**WRITTEN PROBLEM**
Without copying any pictures, restate exactly the lines from the start of the records through the line containing "sae40_marks = [0, 6, 30, 60, 90, 120, 150, 180]".

**EXTRACTED DATA**
Begin

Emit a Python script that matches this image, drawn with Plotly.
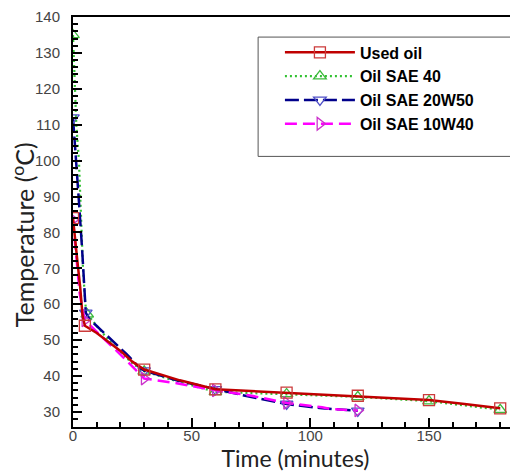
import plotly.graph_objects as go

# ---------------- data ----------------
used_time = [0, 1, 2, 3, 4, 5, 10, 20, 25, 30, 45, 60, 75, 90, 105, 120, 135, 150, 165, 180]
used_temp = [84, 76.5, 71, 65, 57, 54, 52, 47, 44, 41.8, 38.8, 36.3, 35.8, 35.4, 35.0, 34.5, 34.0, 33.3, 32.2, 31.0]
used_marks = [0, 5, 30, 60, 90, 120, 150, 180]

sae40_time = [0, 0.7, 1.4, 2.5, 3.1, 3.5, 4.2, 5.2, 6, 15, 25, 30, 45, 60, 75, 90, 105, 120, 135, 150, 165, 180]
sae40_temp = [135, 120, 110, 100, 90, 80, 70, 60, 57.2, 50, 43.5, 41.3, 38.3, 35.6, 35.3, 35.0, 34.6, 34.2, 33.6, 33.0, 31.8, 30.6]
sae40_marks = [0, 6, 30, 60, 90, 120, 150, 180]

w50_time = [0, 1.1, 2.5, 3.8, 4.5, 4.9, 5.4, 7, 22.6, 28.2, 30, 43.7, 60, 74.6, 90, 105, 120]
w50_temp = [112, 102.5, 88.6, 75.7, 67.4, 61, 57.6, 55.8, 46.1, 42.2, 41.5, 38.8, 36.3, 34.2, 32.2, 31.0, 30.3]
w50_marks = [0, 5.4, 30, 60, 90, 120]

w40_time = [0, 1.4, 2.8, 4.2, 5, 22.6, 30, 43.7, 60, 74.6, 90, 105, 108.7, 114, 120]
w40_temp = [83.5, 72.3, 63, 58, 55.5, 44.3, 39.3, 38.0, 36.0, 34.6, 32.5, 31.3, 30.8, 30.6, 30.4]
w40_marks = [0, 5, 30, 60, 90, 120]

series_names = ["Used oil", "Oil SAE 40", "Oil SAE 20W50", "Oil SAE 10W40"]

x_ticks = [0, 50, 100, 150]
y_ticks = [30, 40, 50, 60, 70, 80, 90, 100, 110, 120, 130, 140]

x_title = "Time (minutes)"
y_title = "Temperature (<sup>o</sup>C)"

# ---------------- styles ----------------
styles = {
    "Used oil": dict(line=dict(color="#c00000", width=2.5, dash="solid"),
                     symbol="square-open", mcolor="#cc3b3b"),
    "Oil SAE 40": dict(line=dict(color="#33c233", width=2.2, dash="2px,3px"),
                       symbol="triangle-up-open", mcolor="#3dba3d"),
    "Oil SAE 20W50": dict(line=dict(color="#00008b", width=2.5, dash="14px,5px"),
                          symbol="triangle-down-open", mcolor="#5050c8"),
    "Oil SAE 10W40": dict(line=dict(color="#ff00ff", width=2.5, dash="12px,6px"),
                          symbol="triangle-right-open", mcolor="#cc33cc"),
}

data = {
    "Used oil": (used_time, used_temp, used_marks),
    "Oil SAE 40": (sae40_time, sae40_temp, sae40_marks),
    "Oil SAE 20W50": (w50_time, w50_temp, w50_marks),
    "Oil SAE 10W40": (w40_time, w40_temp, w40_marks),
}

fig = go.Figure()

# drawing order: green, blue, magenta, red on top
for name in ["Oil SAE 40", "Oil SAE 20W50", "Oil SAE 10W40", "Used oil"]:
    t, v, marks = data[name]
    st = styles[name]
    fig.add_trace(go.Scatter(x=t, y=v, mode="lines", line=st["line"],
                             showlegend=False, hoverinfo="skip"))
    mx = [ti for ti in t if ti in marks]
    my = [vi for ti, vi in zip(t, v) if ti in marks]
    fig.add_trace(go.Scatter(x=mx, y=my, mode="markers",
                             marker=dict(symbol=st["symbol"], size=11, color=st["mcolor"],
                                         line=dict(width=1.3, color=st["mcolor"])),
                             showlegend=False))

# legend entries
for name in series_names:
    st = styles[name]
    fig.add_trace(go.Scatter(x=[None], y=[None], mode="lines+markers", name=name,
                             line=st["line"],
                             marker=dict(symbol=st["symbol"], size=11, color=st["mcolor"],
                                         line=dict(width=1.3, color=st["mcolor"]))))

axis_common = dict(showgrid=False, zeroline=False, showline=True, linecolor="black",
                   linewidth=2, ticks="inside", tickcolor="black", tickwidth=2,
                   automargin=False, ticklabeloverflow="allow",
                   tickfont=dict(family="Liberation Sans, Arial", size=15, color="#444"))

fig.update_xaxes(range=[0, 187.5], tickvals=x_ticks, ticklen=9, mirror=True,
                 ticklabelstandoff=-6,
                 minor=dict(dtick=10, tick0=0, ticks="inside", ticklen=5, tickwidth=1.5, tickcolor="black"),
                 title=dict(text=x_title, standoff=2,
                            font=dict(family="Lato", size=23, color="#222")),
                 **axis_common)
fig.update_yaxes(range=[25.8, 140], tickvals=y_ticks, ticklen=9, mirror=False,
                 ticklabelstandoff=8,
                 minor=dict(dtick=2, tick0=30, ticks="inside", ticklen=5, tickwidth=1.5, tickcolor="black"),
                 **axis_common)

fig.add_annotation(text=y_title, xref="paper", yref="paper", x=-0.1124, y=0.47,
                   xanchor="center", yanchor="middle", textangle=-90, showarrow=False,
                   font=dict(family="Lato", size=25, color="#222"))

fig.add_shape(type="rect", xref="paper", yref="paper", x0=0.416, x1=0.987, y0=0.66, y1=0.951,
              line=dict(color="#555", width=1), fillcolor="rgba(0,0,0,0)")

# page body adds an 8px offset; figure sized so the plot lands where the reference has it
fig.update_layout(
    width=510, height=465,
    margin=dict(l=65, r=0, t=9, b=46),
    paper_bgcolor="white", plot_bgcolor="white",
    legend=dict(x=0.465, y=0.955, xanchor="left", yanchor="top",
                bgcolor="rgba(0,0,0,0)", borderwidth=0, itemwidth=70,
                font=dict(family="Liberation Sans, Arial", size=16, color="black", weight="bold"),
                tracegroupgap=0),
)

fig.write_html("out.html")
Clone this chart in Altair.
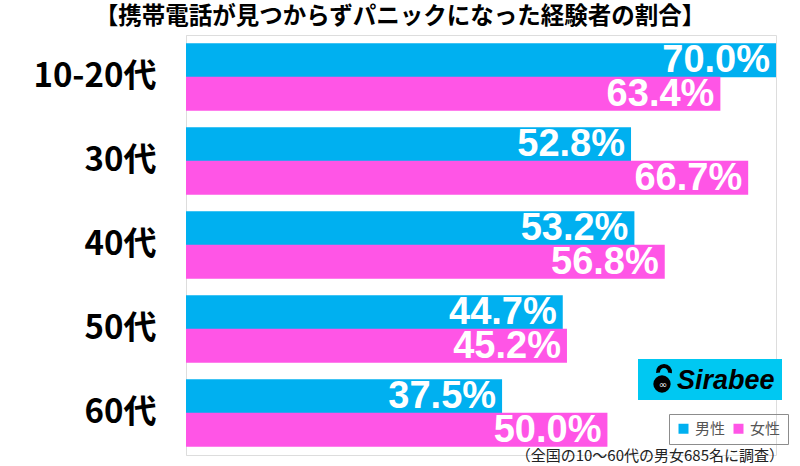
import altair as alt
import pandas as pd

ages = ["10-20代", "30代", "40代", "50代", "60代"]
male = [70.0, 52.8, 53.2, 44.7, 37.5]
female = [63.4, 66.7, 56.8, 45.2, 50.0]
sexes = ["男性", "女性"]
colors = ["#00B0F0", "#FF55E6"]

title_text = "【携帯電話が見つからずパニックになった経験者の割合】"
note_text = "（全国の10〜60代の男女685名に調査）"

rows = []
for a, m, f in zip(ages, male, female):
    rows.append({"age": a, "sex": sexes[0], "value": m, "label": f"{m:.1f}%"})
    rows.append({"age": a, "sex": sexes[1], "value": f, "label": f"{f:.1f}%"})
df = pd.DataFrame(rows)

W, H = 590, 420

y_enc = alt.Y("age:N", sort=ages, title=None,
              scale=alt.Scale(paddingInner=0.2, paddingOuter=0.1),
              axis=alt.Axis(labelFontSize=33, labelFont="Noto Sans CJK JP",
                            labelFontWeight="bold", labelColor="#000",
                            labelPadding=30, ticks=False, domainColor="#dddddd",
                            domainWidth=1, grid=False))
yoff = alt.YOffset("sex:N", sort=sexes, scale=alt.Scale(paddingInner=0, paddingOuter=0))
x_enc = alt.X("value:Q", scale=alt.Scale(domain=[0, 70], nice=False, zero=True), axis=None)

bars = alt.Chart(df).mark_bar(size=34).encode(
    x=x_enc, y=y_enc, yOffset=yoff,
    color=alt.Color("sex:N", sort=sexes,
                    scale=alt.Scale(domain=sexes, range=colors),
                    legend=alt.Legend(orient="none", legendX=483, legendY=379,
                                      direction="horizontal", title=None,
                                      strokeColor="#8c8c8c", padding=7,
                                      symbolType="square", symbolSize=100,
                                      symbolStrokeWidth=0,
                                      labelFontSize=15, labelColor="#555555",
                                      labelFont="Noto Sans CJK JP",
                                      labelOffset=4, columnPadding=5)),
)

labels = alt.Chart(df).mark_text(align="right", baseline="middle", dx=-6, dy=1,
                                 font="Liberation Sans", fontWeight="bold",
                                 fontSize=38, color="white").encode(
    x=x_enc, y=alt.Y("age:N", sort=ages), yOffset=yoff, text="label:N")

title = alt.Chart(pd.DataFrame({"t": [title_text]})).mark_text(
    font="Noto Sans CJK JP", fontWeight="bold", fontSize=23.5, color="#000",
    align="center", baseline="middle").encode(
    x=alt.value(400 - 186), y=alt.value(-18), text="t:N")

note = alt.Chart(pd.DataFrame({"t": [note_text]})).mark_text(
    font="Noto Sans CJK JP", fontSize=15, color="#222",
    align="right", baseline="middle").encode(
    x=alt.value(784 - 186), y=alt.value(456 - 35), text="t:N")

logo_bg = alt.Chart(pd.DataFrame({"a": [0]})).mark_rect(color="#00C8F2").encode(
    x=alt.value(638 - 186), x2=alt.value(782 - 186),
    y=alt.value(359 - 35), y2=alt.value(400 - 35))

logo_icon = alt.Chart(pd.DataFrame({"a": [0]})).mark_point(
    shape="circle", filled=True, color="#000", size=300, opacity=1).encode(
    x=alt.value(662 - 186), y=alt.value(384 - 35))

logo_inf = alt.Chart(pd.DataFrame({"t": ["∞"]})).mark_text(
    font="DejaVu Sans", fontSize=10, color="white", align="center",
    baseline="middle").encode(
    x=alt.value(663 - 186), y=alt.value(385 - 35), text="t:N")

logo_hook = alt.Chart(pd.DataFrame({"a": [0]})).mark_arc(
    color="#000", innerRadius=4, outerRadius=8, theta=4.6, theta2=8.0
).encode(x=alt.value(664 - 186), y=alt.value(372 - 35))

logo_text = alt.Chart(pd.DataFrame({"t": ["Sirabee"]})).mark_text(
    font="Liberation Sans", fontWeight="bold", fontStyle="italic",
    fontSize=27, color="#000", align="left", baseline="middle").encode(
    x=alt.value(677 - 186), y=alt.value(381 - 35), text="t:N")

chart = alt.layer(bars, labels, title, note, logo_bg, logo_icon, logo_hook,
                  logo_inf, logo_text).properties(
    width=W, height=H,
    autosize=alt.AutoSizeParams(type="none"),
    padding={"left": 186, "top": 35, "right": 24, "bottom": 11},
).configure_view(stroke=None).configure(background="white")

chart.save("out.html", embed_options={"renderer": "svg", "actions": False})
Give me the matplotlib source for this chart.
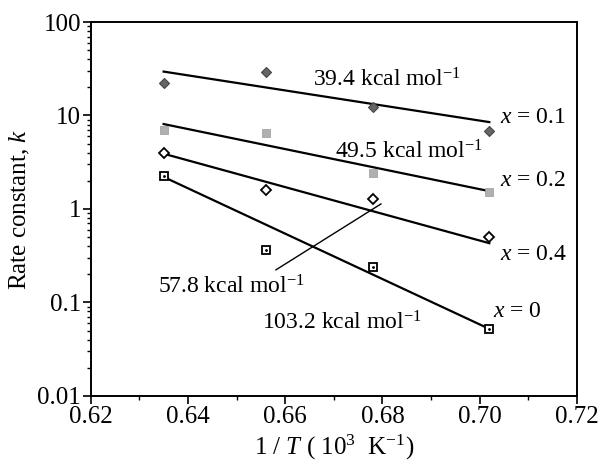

End

**RESULT OF THIS TASK**
Emit a Python script that matches this image, drawn with Plotly.
import plotly.graph_objects as go

# ---------------- data ----------------
used_time = [0, 1, 2, 3, 4, 5, 10, 20, 25, 30, 45, 60, 75, 90, 105, 120, 135, 150, 165, 180]
used_temp = [84, 76.5, 71, 65, 57, 54, 52, 47, 44, 41.8, 38.8, 36.3, 35.8, 35.4, 35.0, 34.5, 34.0, 33.3, 32.2, 31.0]
used_marks = [0, 5, 30, 60, 90, 120, 150, 180]

sae40_time = [0, 0.7, 1.4, 2.5, 3.1, 3.5, 4.2, 5.2, 6, 15, 25, 30, 45, 60, 75, 90, 105, 120, 135, 150, 165, 180]
sae40_temp = [135, 120, 110, 100, 90, 80, 70, 60, 57.2, 50, 43.5, 41.3, 38.3, 35.6, 35.3, 35.0, 34.6, 34.2, 33.6, 33.0, 31.8, 30.6]
sae40_marks = [0, 6, 30, 60, 90, 120, 150, 180]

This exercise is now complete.